The Sane Person Talks of Existence

Via Cassini.

After composing the list of books in the last post, I felt compelled to revisit Celia Green's The Human Evasion. Apropos nothing, a short excerpt:


It will be convenient to have a name for that part of reality which is not emotionally regarded as 'real' by the sane person. We shall call it the Outside.

The Outside consists of everything that appears inconceivable to the human mind. In fact everything is inconceivable to the human mind (if only because it exists) but not many people notice this.

.        .        .        .

Virtually all categories of modern thinkers unite in chanting "There is no Outside". The existentialists, alone, say "There is an Outside". On account of their sane upbringing they feel that this is a difficult thing to say and they say it with a kind of metaphysical stutter, inventing new words profusely in their desperation to make themselves understood. Of course in a sense they are right in supposing that it is difficult; no sane person is likely to understand it. But the difficulty is emotional, not philosophical.

(Incidentally, how well the human evasion has arranged matters when anyone who would say "There is an Outside" is driven to express himself at enormous length, in all but unreadable books.)

Existentialists admit that there are certain states of consciousness in which ideas about death, existence, isolation, responsibility, urgency and so forth may have some emotional significance. But these are rare and transitory.
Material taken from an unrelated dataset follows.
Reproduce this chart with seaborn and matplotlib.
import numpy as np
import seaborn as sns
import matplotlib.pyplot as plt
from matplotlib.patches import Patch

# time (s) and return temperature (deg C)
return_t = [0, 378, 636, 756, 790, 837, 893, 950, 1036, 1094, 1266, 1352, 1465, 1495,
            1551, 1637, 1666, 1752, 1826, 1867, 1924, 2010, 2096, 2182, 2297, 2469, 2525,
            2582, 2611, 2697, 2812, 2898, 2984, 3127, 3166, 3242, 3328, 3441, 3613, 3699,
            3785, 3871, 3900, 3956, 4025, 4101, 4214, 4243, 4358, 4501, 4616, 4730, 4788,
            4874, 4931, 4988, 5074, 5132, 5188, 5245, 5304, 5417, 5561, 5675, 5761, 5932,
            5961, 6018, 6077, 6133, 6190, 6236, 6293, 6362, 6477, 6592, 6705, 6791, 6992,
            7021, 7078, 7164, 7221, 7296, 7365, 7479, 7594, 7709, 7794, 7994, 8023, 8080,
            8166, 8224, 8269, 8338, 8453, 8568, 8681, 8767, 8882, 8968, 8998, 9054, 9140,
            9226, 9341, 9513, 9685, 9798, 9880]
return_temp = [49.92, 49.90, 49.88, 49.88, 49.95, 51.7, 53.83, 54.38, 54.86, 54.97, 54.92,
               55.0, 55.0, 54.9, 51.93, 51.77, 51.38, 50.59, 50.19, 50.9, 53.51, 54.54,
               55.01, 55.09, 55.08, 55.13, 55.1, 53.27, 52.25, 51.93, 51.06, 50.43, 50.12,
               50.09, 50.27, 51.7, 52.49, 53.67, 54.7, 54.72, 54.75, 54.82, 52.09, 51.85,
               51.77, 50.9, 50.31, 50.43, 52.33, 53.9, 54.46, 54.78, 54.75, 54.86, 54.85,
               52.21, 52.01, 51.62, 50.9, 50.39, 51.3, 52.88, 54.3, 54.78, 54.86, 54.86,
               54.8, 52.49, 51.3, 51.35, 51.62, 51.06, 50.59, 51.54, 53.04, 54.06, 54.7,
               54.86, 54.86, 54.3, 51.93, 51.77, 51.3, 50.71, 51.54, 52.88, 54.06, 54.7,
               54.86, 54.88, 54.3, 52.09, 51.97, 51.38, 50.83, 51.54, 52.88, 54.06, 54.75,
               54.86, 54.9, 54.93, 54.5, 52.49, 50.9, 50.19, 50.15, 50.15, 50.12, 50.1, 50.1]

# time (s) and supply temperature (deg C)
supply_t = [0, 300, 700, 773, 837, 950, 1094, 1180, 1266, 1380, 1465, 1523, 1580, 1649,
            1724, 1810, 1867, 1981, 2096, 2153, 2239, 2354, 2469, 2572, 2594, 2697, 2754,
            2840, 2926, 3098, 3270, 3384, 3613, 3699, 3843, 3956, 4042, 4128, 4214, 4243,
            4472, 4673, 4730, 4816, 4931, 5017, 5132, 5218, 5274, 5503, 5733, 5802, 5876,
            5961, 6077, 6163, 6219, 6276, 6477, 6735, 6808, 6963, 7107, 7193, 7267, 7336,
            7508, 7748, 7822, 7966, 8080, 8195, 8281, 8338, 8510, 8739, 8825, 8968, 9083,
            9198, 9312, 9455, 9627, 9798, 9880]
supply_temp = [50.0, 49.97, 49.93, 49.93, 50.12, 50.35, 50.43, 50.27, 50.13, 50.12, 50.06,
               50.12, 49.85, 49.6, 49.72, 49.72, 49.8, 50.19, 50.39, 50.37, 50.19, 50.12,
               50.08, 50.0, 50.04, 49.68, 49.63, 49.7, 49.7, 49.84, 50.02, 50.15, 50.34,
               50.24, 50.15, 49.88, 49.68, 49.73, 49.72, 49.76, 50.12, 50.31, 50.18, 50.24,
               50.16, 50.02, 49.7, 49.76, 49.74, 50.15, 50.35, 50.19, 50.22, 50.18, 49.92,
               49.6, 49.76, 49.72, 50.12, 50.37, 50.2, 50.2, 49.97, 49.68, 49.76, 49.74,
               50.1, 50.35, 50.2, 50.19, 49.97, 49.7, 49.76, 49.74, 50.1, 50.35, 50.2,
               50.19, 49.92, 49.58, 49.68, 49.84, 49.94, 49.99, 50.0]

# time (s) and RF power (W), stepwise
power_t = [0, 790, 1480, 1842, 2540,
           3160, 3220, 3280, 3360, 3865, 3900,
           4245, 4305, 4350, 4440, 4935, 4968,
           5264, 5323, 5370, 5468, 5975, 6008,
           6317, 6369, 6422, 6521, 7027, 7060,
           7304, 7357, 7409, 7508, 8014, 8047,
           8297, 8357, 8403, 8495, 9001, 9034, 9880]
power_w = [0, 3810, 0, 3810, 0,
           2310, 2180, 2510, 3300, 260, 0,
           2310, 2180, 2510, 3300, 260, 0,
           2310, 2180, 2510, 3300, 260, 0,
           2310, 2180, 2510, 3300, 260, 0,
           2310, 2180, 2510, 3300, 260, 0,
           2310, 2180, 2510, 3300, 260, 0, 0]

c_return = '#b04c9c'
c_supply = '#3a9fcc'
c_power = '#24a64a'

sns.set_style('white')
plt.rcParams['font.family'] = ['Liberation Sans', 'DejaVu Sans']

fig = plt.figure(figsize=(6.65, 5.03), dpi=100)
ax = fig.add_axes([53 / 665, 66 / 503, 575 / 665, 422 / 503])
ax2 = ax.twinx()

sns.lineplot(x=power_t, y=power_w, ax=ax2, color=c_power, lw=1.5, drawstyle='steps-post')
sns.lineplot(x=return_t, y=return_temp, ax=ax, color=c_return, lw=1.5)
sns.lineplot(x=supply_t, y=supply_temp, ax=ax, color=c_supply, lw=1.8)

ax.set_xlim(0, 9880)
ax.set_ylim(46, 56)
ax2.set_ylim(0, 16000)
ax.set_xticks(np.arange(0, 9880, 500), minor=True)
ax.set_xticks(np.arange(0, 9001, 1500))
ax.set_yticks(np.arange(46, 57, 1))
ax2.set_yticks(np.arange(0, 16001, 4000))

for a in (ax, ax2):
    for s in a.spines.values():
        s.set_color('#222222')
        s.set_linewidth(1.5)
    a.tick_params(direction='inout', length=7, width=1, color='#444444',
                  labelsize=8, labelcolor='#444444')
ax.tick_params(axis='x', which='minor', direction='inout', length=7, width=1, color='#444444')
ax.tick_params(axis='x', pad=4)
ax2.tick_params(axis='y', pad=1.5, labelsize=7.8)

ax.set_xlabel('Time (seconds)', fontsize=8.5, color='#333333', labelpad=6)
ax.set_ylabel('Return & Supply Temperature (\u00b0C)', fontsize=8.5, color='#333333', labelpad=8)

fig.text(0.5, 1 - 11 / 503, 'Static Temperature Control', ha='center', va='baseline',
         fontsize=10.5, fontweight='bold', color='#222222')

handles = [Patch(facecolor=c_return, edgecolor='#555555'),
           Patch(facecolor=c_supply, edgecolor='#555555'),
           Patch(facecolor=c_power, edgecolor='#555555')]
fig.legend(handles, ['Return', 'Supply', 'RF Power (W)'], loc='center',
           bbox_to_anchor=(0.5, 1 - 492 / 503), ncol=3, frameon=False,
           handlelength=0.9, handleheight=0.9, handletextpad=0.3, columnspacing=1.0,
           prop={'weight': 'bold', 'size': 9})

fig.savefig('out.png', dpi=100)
The weakness of the existentialists' case is that they do not distinguish sufficiently between a philosophical attitude and a psychological one. A sane person may be made to admit, as a philosophical point, that everything is fundamentally uncertain, but this will not give it any power as a motive force in his life. Even a person who wished to realize the fact of uncertainty would find it difficult to perceive it with any vividness, or to eliminate other emotional attitudes which he saw to be incompatible with it.

Having accepted that one may, at certain times, become startlingly aware of certain things, the existentialist argument usually goes on to talk of "authentic" and "inauthentic" being. If what is meant by "inauthentic being" is living without awareness of these things, then obviously everyone is very inauthentic indeed. "Authentic being" would mean to live in constant awareness of these things, with all the modifications that would entail. But this is a problem in psychology; it must be asked what forces are at work to prevent this awareness, whether it is possible to defeat them, and how. It is particularly useless to give prescriptions for "authentic being" by involvement or commitment in the world. If we realize that we are talking about states of consciousness, it becomes clear that the procedure being recommended is this: "If you should chance to have a flash of awareness of things of which you are not usually aware, you will realize that your life is full of things which seem meaningless to you so long as you are in this state of awareness. What are you to do to overcome your sense of meaninglessness?" There is a simple answer. "The awareness will pass. You can forget it easily and go on living as before. But since you want to convince yourself that you are doing something about this flash of awareness you have had, you are recommended to return to your former way of life, but more thoroughly and deliberately than before. Commit yourself to doing just the kind of thing which makes further flashes of awareness unlikely."